■ **GIVEN EXERCISE**
The lines from the top of the material below through the line containing "from matplotlib.ticker import" are to be printed exactly, with pictures omitted.

[START OF INFORMATION PROVIDED]

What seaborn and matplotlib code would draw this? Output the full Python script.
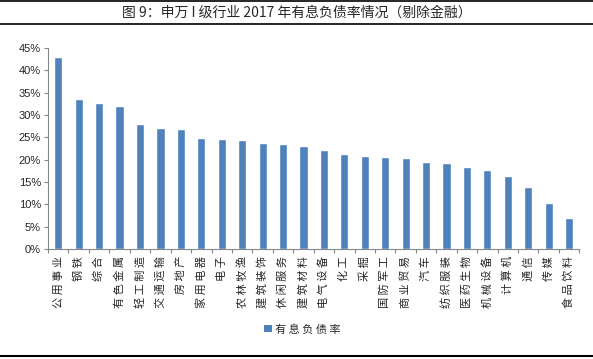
"""Interest-bearing debt ratio by SW level-1 industry, 2017."""

import numpy as np
import pandas as pd
import matplotlib.pyplot as plt
import seaborn as sns
from matplotlib.lines import Line2D
from matplotlib.patches import Patch
from matplotlib.ticker import PercentFormatter

industries = ['公用事业', '钢铁', '综合', '有色金属', '轻工制造', '交通运输', '房地产',
              '家用电器', '电子', '农林牧渔', '建筑装饰', '休闲服务', '建筑材料', '电气设备',
              '化工', '采掘', '国防军工', '商业贸易', '汽车', '纺织服装', '医药生物',
              '机械设备', '计算机', '通信', '传媒', '食品饮料']
debt_ratio = [43.0, 33.6, 32.8, 32.1, 28.0, 27.2, 26.9, 24.9, 24.7, 24.5, 23.8, 23.6, 23.1,
              22.2, 21.3, 20.9, 20.6, 20.4, 19.5, 19.3, 18.4, 17.7, 16.4, 13.9, 10.3, 7.0]
y_ticks = [0, 5, 10, 15, 20, 25, 30, 35, 40, 45]

title = '图 9：申万 I 级行业 2017 年有息负债率情况（剔除金融）'
series_name = '有息负债率'
bar_color = '#4F81BD'

sns.set_theme(style='white')
plt.rcParams['font.family'] = ['Noto Sans CJK SC', 'DejaVu Sans']

df = pd.DataFrame({'industry': industries, 'ratio': debt_ratio})

fig = plt.figure(figsize=(5.93, 3.59), dpi=100)
ax = fig.add_axes([0.081, 0.306, 0.896, 0.560])

sns.barplot(data=df, x='industry', y='ratio', color=bar_color, width=0.4,
            saturation=1, ax=ax)

n = len(industries)
ax.set_xlim(-0.5, n - 0.5)
ax.set_ylim(0, 45)
ax.set_yticks(y_ticks)
ax.yaxis.set_major_formatter(PercentFormatter(decimals=0))
ax.tick_params(axis='y', labelsize=8, length=3, width=0.8, color='#888888',
               pad=2, left=True)
for lbl in ax.get_yticklabels():
    lbl.set_fontfamily('Liberation Sans')
ax.set_xlabel('')
ax.set_ylabel('')

# labels read bottom-to-top, with a little letter spacing like the original
ax.set_xticks(range(n))
ax.set_xticklabels([' '.join(s) for s in industries], fontsize=8,
                   rotation=90, ha='center', va='top')
ax.tick_params(axis='x', length=0, pad=5)
ax.set_xticks(np.arange(-0.5, n, 1), minor=True)
ax.tick_params(axis='x', which='minor', length=3, width=0.8, color='#888888',
               bottom=True)

for side in ['top', 'right']:
    ax.spines[side].set_visible(False)
for side in ['left', 'bottom']:
    ax.spines[side].set_color('#888888')
    ax.spines[side].set_linewidth(0.8)

handle = Patch(facecolor=bar_color, edgecolor='none')
fig.legend([handle], [' '.join(series_name)], loc='center',
           bbox_to_anchor=(0.51, 0.083), frameon=False, fontsize=8,
           handlelength=0.7, handleheight=0.7, handletextpad=0.3)

# title box lines
fig.text(0.5, 0.965, title, ha='center', va='center', fontsize=10)
for yy, lw in [(0.997, 1.2), (0.933, 1.2), (0.008, 1.5)]:
    fig.add_artist(Line2D([0, 1], [yy, yy], color='black', lw=lw,
                          transform=fig.transFigure))

fig.savefig('out.png', dpi=100)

[END OF INFORMATION PROVIDED]

■ **SOLUTION TO THIS EXERCISE**
What seaborn and matplotlib code would draw this? Output the full Python script.
"""Interest-bearing debt ratio by SW level-1 industry, 2017."""

import numpy as np
import pandas as pd
import matplotlib.pyplot as plt
import seaborn as sns
from matplotlib.lines import Line2D
from matplotlib.patches import Patch
from matplotlib.ticker import PercentFormatter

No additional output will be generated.